Directed by Jim Jarmusch; Written by Jim Jarmusch
The cinematic equivalent of a sneaker collab.
The zombie genre has seen few changes since George A. Romero unleashed it on popular culture almost 50 years ago. Ask anyone with even a casual knowledge of the genre how a film usually goes, and they could likely give you a pretty thorough outline: In Anyplace, USA, a quiet town in nondescript flyover country, flags hang proud all the way down Main Street, local police are trusted, the diner serving hot black coffee is the city think tank, and teenagers court in their cars. One night, the dead rise to terrorize this slice of Americana, chowing down on guilty and innocent alike. Some may survive, most will not.
In The Dead Don’t Die, Jim Jarmusch takes it back to the modest basics. We’re in small Centerville (“A Real Nice Place,” the town slogan reads), a place of affable, but edible people. On the news, we’re told fracking at the poles has thrown the globe off its axis, which is bad, say scientists, which is wrong, say industry spokespeople. One night in this unhinged world, the dead rise, and you know the rest. A long list of stars (think Wes Anderson-long) flesh out the cast of townspeople, with Adam Driver and Bill Murray taking center stage as local law enforcement officers tasked with stopping the inevitable.
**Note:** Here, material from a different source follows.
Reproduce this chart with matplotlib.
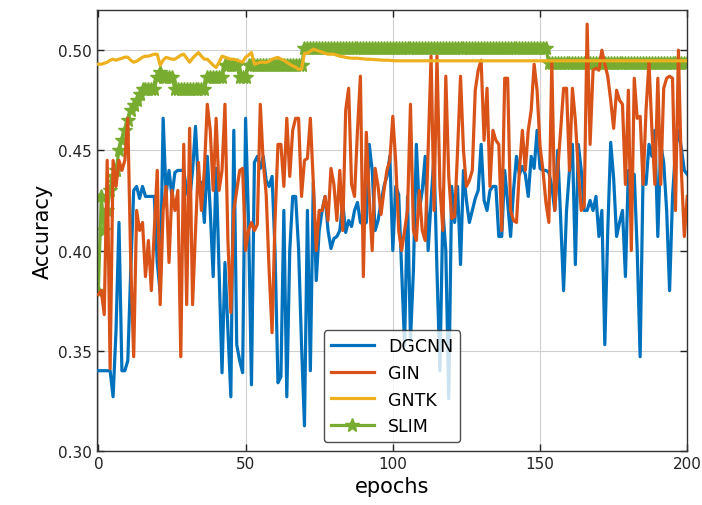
import numpy as np
import matplotlib
matplotlib.use("Agg")
import matplotlib.pyplot as plt

# ---- data, epochs 0..200 ----
dgcnn = [
    0.34, 0.34, 0.34, 0.34, 0.34, 0.327, 0.36, 0.414, 0.34, 0.34,
    0.345, 0.39, 0.43, 0.432, 0.426, 0.432, 0.427, 0.427, 0.427, 0.427,
    0.394, 0.379, 0.466, 0.428, 0.44, 0.427, 0.439, 0.44, 0.44, 0.44,
    0.43, 0.425, 0.44, 0.462, 0.432, 0.434, 0.414, 0.447, 0.42, 0.387,
    0.441, 0.39, 0.339, 0.394, 0.36, 0.327, 0.46, 0.353, 0.345, 0.339,
    0.466, 0.415, 0.333, 0.444, 0.447, 0.441, 0.447, 0.435, 0.432, 0.437,
    0.40, 0.334, 0.337, 0.42, 0.327, 0.40, 0.427, 0.427, 0.401, 0.353,
    0.3125, 0.42, 0.34, 0.434, 0.385, 0.41, 0.42, 0.427, 0.41, 0.401,
    0.406, 0.407, 0.41, 0.424, 0.409, 0.415, 0.412, 0.42, 0.424, 0.414,
    0.413, 0.414, 0.453, 0.44, 0.41, 0.415, 0.424, 0.432, 0.437, 0.447,
    0.40, 0.432, 0.428, 0.39, 0.3525, 0.427, 0.355, 0.39, 0.453, 0.42,
    0.43, 0.447, 0.40, 0.425, 0.447, 0.39, 0.34, 0.42, 0.40, 0.326,
    0.432, 0.414, 0.432, 0.393, 0.44, 0.425, 0.414, 0.42, 0.426, 0.43,
    0.453, 0.425, 0.42, 0.43, 0.432, 0.432, 0.407, 0.407, 0.44, 0.424,
    0.407, 0.43, 0.447, 0.438, 0.442, 0.438, 0.427, 0.447, 0.441, 0.46,
    0.441, 0.44, 0.44, 0.439, 0.432, 0.42, 0.45, 0.416, 0.38, 0.42,
    0.44, 0.453, 0.393, 0.453, 0.44, 0.42, 0.42, 0.425, 0.42, 0.427,
    0.407, 0.42, 0.353, 0.41, 0.454, 0.436, 0.407, 0.414, 0.42, 0.387,
    0.44, 0.424, 0.438, 0.40, 0.347, 0.438, 0.433, 0.453, 0.447, 0.46,
    0.407, 0.453, 0.444, 0.42, 0.38, 0.427, 0.45, 0.46, 0.451, 0.44,
    0.438,
]

gin = [
    0.378, 0.38, 0.368, 0.445, 0.341, 0.445, 0.432, 0.445, 0.44, 0.445,
    0.466, 0.394, 0.347, 0.42, 0.41, 0.414, 0.387, 0.405, 0.38, 0.41,
    0.44, 0.373, 0.42, 0.432, 0.394, 0.43, 0.42, 0.43, 0.347, 0.453,
    0.373, 0.461, 0.373, 0.41, 0.444, 0.42, 0.44, 0.473, 0.46, 0.43,
    0.466, 0.43, 0.44, 0.473, 0.405, 0.369, 0.42, 0.43, 0.44, 0.441,
    0.40, 0.41, 0.414, 0.41, 0.413, 0.473, 0.444, 0.428, 0.39, 0.359,
    0.415, 0.453, 0.453, 0.432, 0.466, 0.437, 0.46, 0.466, 0.466, 0.427,
    0.445, 0.446, 0.466, 0.434, 0.40, 0.42, 0.42, 0.427, 0.415, 0.441,
    0.433, 0.415, 0.44, 0.41, 0.47, 0.481, 0.433, 0.427, 0.46, 0.487,
    0.387, 0.459, 0.427, 0.40, 0.441, 0.432, 0.418, 0.43, 0.44, 0.445,
    0.467, 0.444, 0.41, 0.40, 0.41, 0.42, 0.473, 0.41, 0.405, 0.43,
    0.41, 0.405, 0.45, 0.497, 0.42, 0.497, 0.432, 0.41, 0.487, 0.437,
    0.416, 0.417, 0.45, 0.487, 0.45, 0.432, 0.435, 0.44, 0.48, 0.49,
    0.495, 0.455, 0.481, 0.432, 0.46, 0.455, 0.453, 0.41, 0.486, 0.486,
    0.42, 0.415, 0.414, 0.44, 0.46, 0.44, 0.46, 0.47, 0.493, 0.48,
    0.452, 0.44, 0.424, 0.414, 0.494, 0.42, 0.44, 0.46, 0.481, 0.481,
    0.44, 0.481, 0.465, 0.44, 0.42, 0.422, 0.513, 0.453, 0.49, 0.491,
    0.49, 0.50, 0.493, 0.487, 0.475, 0.461, 0.48, 0.475, 0.473, 0.433,
    0.48, 0.40, 0.486, 0.466, 0.467, 0.433, 0.47, 0.494, 0.46, 0.433,
    0.486, 0.433, 0.481, 0.486, 0.487, 0.486, 0.42, 0.50, 0.44, 0.407,
    0.427,
]

gntk = [
    0.493, 0.493, 0.4935, 0.494, 0.495, 0.4955, 0.495, 0.4955, 0.496, 0.4965,
    0.4965, 0.495, 0.494, 0.4945, 0.4955, 0.4965, 0.497, 0.497, 0.4975, 0.498,
    0.498, 0.4925, 0.495, 0.4964, 0.496, 0.4955, 0.4955, 0.4965, 0.4975, 0.498,
    0.496, 0.494, 0.496, 0.4975, 0.4988, 0.497, 0.4955, 0.4955, 0.494, 0.4925,
    0.4914, 0.494, 0.497, 0.4965, 0.496, 0.4955, 0.4955, 0.495, 0.4945, 0.494,
    0.4965, 0.4975, 0.4988, 0.493, 0.4935, 0.494, 0.494, 0.4939, 0.4945, 0.4955,
    0.496, 0.4964, 0.4955, 0.495, 0.494, 0.493, 0.4922, 0.4915, 0.4905, 0.4905,
    0.4985, 0.4985, 0.4995, 0.5005, 0.500, 0.4995, 0.499, 0.4985, 0.498, 0.498,
    0.498, 0.4975, 0.497, 0.4968, 0.4964, 0.4962, 0.496, 0.496, 0.496, 0.4958,
    0.4957, 0.4955, 0.4955, 0.4954, 0.4953, 0.4952, 0.4951, 0.4950, 0.4950, 0.4949,
    0.4948,
] + [0.4947] * 100

slim = (
    [0.38, 0.427, 0.41, 0.42, 0.43, 0.437, 0.44, 0.45, 0.455, 0.46,
     0.465, 0.47, 0.4725, 0.475, 0.478, 0.4805, 0.4805, 0.4805, 0.4805, 0.4805,
     0.4865, 0.489, 0.4865, 0.4865, 0.4865, 0.4865]
    + [0.4805] * 11      # epochs 26-36
    + [0.4865] * 6       # epochs 37-42
    + [0.4925] * 5       # epochs 43-47
    + [0.4865] * 3       # epochs 48-50
    + [0.4925] * 19      # epochs 51-69
    + [0.501] * 83       # epochs 70-152
    + [0.4935] * 48      # epochs 153-200
)

# name, values, colour, marker, zorder
series = [
    ("DGCNN", dgcnn, "#0072BD", None, 3),
    ("GIN", gin, "#D95319", None, 4),
    ("GNTK", gntk, "#EDB120", None, 5),
    ("SLIM", slim, "#77AC30", "*", 2),
]

x_ticks = [0, 50, 100, 150, 200]
y_ticks = [0.30, 0.35, 0.40, 0.45, 0.50]

fig = plt.figure(figsize=(7.02, 5.06), dpi=100)
ax = fig.add_axes([0.138, 0.107, 0.841, 0.871])

for name, vals, color, marker, z in series:
    xs = np.arange(len(vals))
    if marker:
        ax.plot(xs, vals, color=color, lw=2.3, marker=marker, markersize=10,
                label=name, zorder=z)
    else:
        ax.plot(xs, vals, color=color, lw=2.3, label=name, zorder=z)

ax.set_xlim(-0.5, 200)
ax.set_ylim(0.30, 0.52)
ax.set_xticks(x_ticks)
ax.set_yticks(y_ticks)
ax.set_yticklabels([f"{v:.2f}" for v in y_ticks])
ax.grid(True, color="#d0d0d0", lw=0.8)
ax.set_axisbelow(True)
ax.tick_params(direction="in", top=True, right=True, labelsize=11,
               length=5, width=1, colors="#222222")
for s in ax.spines.values():
    s.set_color("#333333")
    s.set_linewidth(1.0)

ax.set_xlabel("epochs", fontsize=15)
ax.set_ylabel("Accuracy", fontsize=15)

leg = ax.legend(loc="lower center", fontsize=12.5, framealpha=0.8,
                edgecolor="#222222", handlelength=2.5)
leg.set_zorder(10)
leg.get_frame().set_linewidth(1.0)

fig.savefig("out.png", dpi=100)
There are fun elements of Jarmusch’s usual idiosyncrasies. RZA, of the Wu-Tang Clan and frequent collaborator of Jarmusch, shows up as a delivery driver, driving for WU-PS; Tom Waits is a kooky woodsman loner who narrates the fray; Tilda Swinton plays a Scottish mortician with sharp swordplay skills. But these are flourishes on a film where Jarmusch otherwise leans hard on the presets – there’s nothing novel or freshly insightful about The Dead Don’t Die as a zombie film, and it doesn’t divorce itself from the genre’s trappings enough to simply use the circumstances for a story about something else.
All of this leaves you feeling The Dead Don’t Die is Jarmusch leaning back, kicking his feet up, and admitting that he’s not even going to try. You’re here for Jarmusch coolness and deadpan humour, and the “genre exercise” is him having found a premade mold for simplified delivery of aforementioned hallmarks.
If you count yourself among Jarmusch’s fans, nothing I write will dissuade you from seeing it. Nor should it. The Dead Don’t Die is not a bad film, and I enjoyed it throughout, but it does have the artistic significance of a sneaker collab. What you’re getting is an otherwise unassuming shoe, but it has your idol’s name on it, and maybe a cosmetic addition of a reference that triggers fandom dopamine.
Nothing in The Dead Don’t Die is going to feast on your brain or send a shiver down your spine. It’s not spooky or thought-provoking (it has some politics in it, an altered Trump cap makes an appearance, and some dialogue basically just rehashes the old academic discourses on Romero’s films being a commentary on consumerism), and the one deviation of the zombie formula the film boasts doesn’t elicit more than a shrug from the characters, so I don’t see why it should be any different for us. It’s texture rich entertainment by a devotedly American filmmaker, delivered without nerve.